The head of the International Air Transport Association reportedly predicted that the return of the Boeing 737 MAX 8 aircraft to service wouldn't happen until August at the earliest.
Boeing 737 MAX 8 May Not Fly Again Until August, Says IATA Head
In a new report from Heekyong Yang over at Reuters, the Director of the International Air Transport Association (IATA) has said that the Boeing 737 MAX 8 aircraft will likely remain grounded until August at the earliest, though regulators will have the final say on the matter.
The report pushes back even further the date of the return of one of the most widely used planes in the world to service, raising serious questions about whether the plane's reputation is salvagable at this point. “We do not expect something before 10 to 12 weeks in re-entry into service,” said Alexandre de Juniac IATA Director General in a conference with reporters in Seoul, South Korea. “But it is not in our hands. That is in the hands of regulators.”
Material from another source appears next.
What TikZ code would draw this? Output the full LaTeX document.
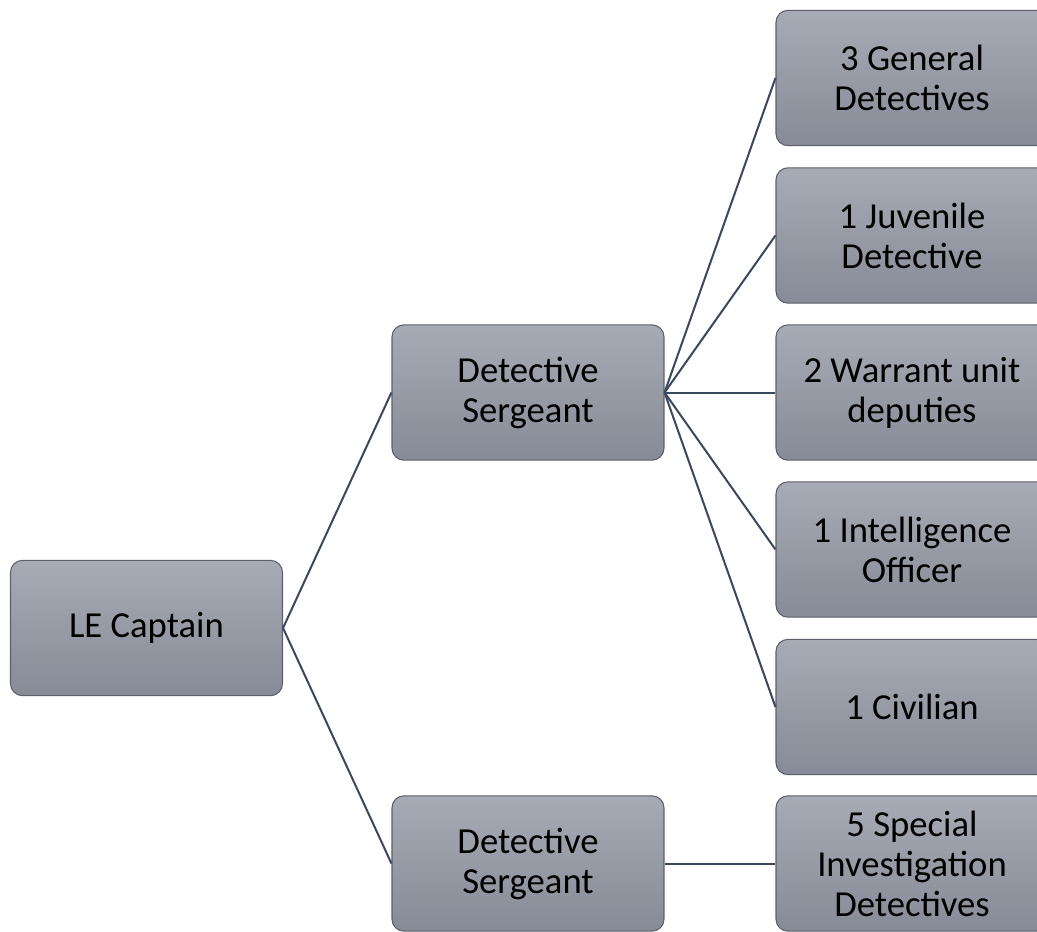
\documentclass[tikz,border=0pt]{standalone}
\usepackage{fontspec}
\setmainfont{Carlito}
\definecolor{boxtop}{RGB}{167,171,181}
\definecolor{boxbot}{RGB}{134,139,151}
\definecolor{boxline}{RGB}{92,96,106}
\definecolor{conn}{RGB}{58,72,94}
\tikzset{
  orgbox/.style={draw=boxline, line width=0.8pt, rounded corners=9pt,
    top color=boxtop, bottom color=boxbot,
    minimum width=204pt, minimum height=101.5pt, inner sep=2pt,
    align=center, font=\fontsize{27.5}{30}\selectfont, text=black},
  link/.style={draw=conn, line width=1.5pt}
}
\begin{document}
\begin{tikzpicture}[x=0.75pt,y=-0.75pt]
\useasboundingbox (0,0) rectangle (1037,931);
\clip (0,0) rectangle (1037,931);
\fill[white] (0,0) rectangle (1037,931);
\node[orgbox] (cap) at (146.5,628) {LE Captain};
\node[orgbox] (ds1) at (528,392.5) {Detective\\Sergeant};
\node[orgbox] (ds2) at (528,863.5) {Detective\\Sergeant};
\node[orgbox] (r1) at (912,78) {3 General\\Detectives};
\node[orgbox] (r2) at (912,235.5) {1 Juvenile\\Detective};
\node[orgbox] (r3) at (912,392.5) {2 Warrant unit\\deputies};
\node[orgbox] (r4) at (912,549.5) {1 Intelligence\\Officer};
\node[orgbox] (r5) at (912,707) {1 Civilian};
\node[orgbox] (r6) at (912,863.5) {5 Special\\Investigation\\Detectives};
\draw[link] (cap.east) -- (ds1.west);
\draw[link] (cap.east) -- (ds2.west);
\foreach \n in {r1,r2,r3,r4,r5}{\draw[link] (ds1.east) -- (\n.west);}
\draw[link] (ds2.east) -- (r6.west);
\end{tikzpicture}
\end{document}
RELATED: PILOTS CONFRONTED BOEING ABOUT RISKS BEFORE 2ND 737 MAX 8 CRASH
The IATA is currently organizing a conference of airlines, Boeing, and international regulators in just over a month to work how to get the 737 MAX 8 back in the air though others told Reuters that the Federal Aviation Administration (FAA)--who is currently reviewing the safety procedures for the entire 737 line of aircraft to ensure that nothing is missed before the plane is certified to flay again--is expecting to have the certification of the aircraft complete by middle to late June.
The plane, Boeing's most popular aircraft with more than 400 units in service with airlines around the world, has been grounded since the middle of March following the crash of Ethiopian Airlines flight 302 from Addis Ababa, Ethiopia, less than 5 months after the crash Lion Air flight 610 from Jakarta, Indonesia.
Both planes were Boeing 737 MAX 8 aircraft and preliminary investigations and data recovered the two plane's black boxes indicated that the two planes went down after a malfunction in the Maneuver Characteristic Augmentation System (MCAS), a new system Boeing integrated into the 737 MAX 8 that would force the nose of the plane down if its single sensor detected an angle of attack that risked stalling out the aircraft.
157 and 189 passengers and crew died in the crashes of Ethiopian Airlines 302 and Lion Air 610, respectively.
The MCAS has come under scrutinity after the flight profile of the two planes appear to show that just prior to their crash, the pilots engaged in an extended tug-of-war with the aircraft's autopilot, trying to keep the nose of the plane up while the autopilot would repeatedly ratchet the nose of the aircraft down, so that in as little as 40 seconds, a plane would enter into a terminal dive that the pilot wouldn't be able to recover from. Online database of pilot complaints about the system show that the kind of "nose-down" incidents with the 737 MAX 8 weren't as rare as Boeing had originally planned for, leaving many pilots in the dark about even the existence of the system, much less it's proper operation.
Boeing has taken a substantial hit to both its prestige and its bottom line over the grounding. It has been forced to suspend all earnings projections for the year until the uncertainty of the 737 MAX 8 is worked out, and it has already lost over a billion dollars due to the groundings and that number is definitely out of date. Orders for the 737 MAX 8 have dried up and given the controversy around the aircraft, there is every reason for airlines to take a pass on the aircraft going forward even after the plane is recertified.
The 737 MAX 8 has been toxified to such an extent that you absolutely could not blame passengers for refusing to fly on the planes at all. Sunk costs are one thing, but it's doubtful you'll see many airlines jumping at the chance to buy a 737 MAX 8 after this. That's a major problem for Boeing, who was counting on the 737 MAX 8 to be the aircraft that went toe-to-toe with the Airbus A320neo, a more fuel efficient airplane than many current airline inventories. Now, it's a safe bet that the road back to the top for the 737 MAX 8 will likely prove to be impossible.